- GIVEN DATA -

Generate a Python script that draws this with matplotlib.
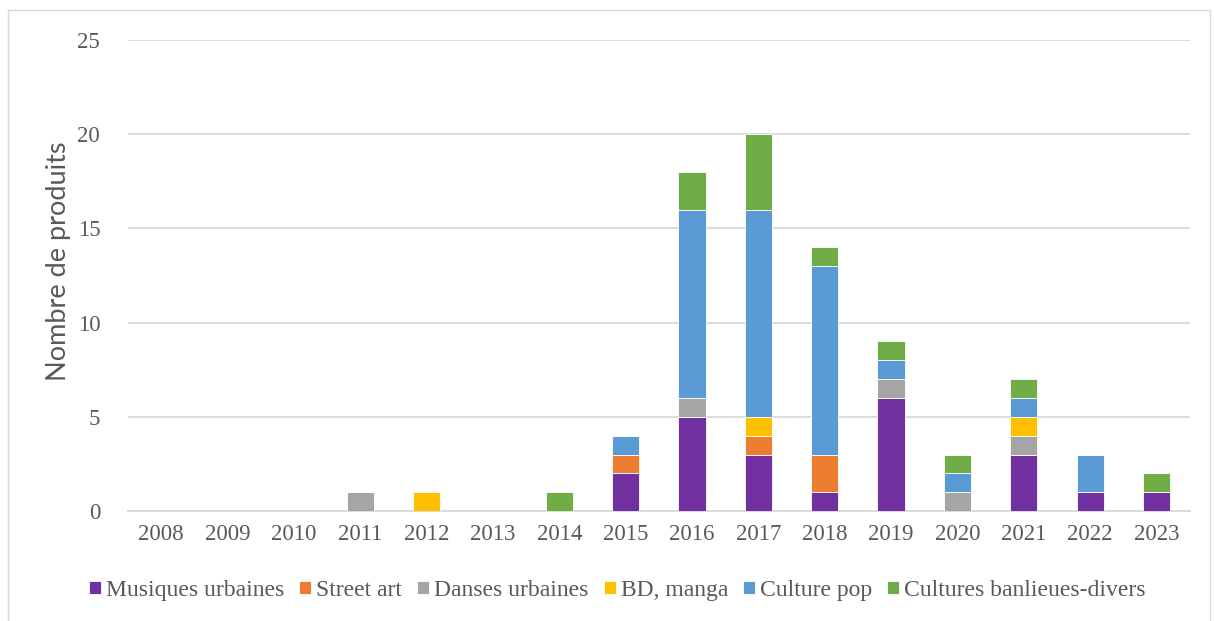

==

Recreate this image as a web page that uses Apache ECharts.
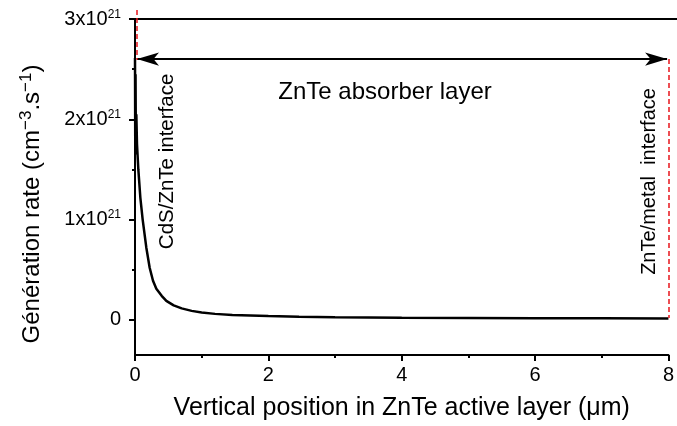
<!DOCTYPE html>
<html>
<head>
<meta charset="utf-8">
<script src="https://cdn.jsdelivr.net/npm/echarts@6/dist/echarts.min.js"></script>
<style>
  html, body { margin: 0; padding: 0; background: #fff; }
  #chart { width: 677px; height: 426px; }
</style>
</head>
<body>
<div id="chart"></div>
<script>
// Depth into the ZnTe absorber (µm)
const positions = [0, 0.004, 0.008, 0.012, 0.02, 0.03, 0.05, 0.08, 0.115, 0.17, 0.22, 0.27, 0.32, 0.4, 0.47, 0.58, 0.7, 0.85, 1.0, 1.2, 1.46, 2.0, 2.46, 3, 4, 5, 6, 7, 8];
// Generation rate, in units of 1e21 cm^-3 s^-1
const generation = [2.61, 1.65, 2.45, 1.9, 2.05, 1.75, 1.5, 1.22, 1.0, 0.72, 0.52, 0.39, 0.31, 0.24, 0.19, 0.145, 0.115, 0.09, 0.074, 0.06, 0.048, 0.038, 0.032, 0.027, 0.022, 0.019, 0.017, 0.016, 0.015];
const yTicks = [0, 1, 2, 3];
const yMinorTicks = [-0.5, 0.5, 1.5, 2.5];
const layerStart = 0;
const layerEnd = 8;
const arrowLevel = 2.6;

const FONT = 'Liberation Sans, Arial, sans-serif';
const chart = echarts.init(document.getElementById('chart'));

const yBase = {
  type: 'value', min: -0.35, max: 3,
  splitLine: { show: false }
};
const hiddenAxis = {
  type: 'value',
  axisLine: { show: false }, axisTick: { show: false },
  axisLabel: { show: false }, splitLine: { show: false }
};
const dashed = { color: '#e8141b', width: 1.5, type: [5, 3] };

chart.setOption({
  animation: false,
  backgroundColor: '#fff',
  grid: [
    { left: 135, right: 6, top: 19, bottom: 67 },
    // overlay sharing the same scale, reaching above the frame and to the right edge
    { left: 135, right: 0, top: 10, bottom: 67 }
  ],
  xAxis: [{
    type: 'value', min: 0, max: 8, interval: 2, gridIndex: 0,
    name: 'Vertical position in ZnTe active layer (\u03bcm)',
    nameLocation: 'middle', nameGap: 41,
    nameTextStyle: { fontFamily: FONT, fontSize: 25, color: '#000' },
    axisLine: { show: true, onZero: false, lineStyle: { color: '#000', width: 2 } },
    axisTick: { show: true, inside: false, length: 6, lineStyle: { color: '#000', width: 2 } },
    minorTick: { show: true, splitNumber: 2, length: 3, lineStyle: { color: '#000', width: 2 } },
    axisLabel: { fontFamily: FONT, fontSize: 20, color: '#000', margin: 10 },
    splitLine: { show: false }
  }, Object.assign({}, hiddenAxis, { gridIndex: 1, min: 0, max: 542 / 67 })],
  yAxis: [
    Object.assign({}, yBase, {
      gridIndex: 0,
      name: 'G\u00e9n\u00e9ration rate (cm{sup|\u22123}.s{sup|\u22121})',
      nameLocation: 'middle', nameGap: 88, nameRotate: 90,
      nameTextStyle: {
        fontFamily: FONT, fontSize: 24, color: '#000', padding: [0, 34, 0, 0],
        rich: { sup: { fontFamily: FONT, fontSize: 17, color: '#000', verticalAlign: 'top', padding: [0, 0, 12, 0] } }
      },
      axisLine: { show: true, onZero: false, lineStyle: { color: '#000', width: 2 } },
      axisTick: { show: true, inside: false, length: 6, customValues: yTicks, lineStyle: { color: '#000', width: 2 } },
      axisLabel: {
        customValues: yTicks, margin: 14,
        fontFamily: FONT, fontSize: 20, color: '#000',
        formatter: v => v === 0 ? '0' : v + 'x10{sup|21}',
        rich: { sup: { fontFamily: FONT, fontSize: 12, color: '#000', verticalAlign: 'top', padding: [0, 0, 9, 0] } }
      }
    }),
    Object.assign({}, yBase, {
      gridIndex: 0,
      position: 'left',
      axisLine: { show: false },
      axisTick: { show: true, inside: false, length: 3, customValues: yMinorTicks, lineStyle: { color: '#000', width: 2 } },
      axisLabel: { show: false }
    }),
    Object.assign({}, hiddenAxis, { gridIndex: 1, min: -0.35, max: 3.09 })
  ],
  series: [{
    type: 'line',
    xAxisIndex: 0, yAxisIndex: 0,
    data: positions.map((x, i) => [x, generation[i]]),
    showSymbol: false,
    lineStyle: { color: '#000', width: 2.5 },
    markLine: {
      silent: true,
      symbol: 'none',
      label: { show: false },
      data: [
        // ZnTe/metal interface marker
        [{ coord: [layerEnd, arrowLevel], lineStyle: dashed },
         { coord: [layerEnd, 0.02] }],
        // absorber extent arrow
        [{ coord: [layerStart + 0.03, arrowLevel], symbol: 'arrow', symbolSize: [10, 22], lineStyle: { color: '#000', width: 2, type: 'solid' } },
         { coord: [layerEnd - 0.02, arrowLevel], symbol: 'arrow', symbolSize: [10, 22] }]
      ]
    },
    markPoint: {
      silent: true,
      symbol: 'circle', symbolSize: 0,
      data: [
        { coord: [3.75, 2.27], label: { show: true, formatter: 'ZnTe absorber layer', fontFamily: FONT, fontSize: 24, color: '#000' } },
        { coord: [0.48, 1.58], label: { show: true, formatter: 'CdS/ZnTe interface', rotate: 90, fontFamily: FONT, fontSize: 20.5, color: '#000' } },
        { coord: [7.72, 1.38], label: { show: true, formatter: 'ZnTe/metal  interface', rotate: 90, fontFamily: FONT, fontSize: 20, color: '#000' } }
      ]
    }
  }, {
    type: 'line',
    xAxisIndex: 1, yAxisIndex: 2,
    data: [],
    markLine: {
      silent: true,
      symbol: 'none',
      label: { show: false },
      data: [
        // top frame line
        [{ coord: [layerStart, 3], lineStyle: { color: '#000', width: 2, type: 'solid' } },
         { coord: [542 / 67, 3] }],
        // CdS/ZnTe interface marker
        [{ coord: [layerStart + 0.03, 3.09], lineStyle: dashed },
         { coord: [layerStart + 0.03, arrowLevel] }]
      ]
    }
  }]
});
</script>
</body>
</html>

- EXERCISE AIM -
Skip all pictures. Retype exactly the span whose first line is the one with "Recreate this image" and whose last line is the one with "const arrowLevel = 2.6;".

- EXPECTED ANSWER -
Recreate this image as a web page that uses Apache ECharts.
<!DOCTYPE html>
<html>
<head>
<meta charset="utf-8">
<script src="https://cdn.jsdelivr.net/npm/echarts@6/dist/echarts.min.js"></script>
<style>
  html, body { margin: 0; padding: 0; background: #fff; }
  #chart { width: 677px; height: 426px; }
</style>
</head>
<body>
<div id="chart"></div>
<script>
// Depth into the ZnTe absorber (µm)
const positions = [0, 0.004, 0.008, 0.012, 0.02, 0.03, 0.05, 0.08, 0.115, 0.17, 0.22, 0.27, 0.32, 0.4, 0.47, 0.58, 0.7, 0.85, 1.0, 1.2, 1.46, 2.0, 2.46, 3, 4, 5, 6, 7, 8];
// Generation rate, in units of 1e21 cm^-3 s^-1
const generation = [2.61, 1.65, 2.45, 1.9, 2.05, 1.75, 1.5, 1.22, 1.0, 0.72, 0.52, 0.39, 0.31, 0.24, 0.19, 0.145, 0.115, 0.09, 0.074, 0.06, 0.048, 0.038, 0.032, 0.027, 0.022, 0.019, 0.017, 0.016, 0.015];
const yTicks = [0, 1, 2, 3];
const yMinorTicks = [-0.5, 0.5, 1.5, 2.5];
const layerStart = 0;
const layerEnd = 8;
const arrowLevel = 2.6;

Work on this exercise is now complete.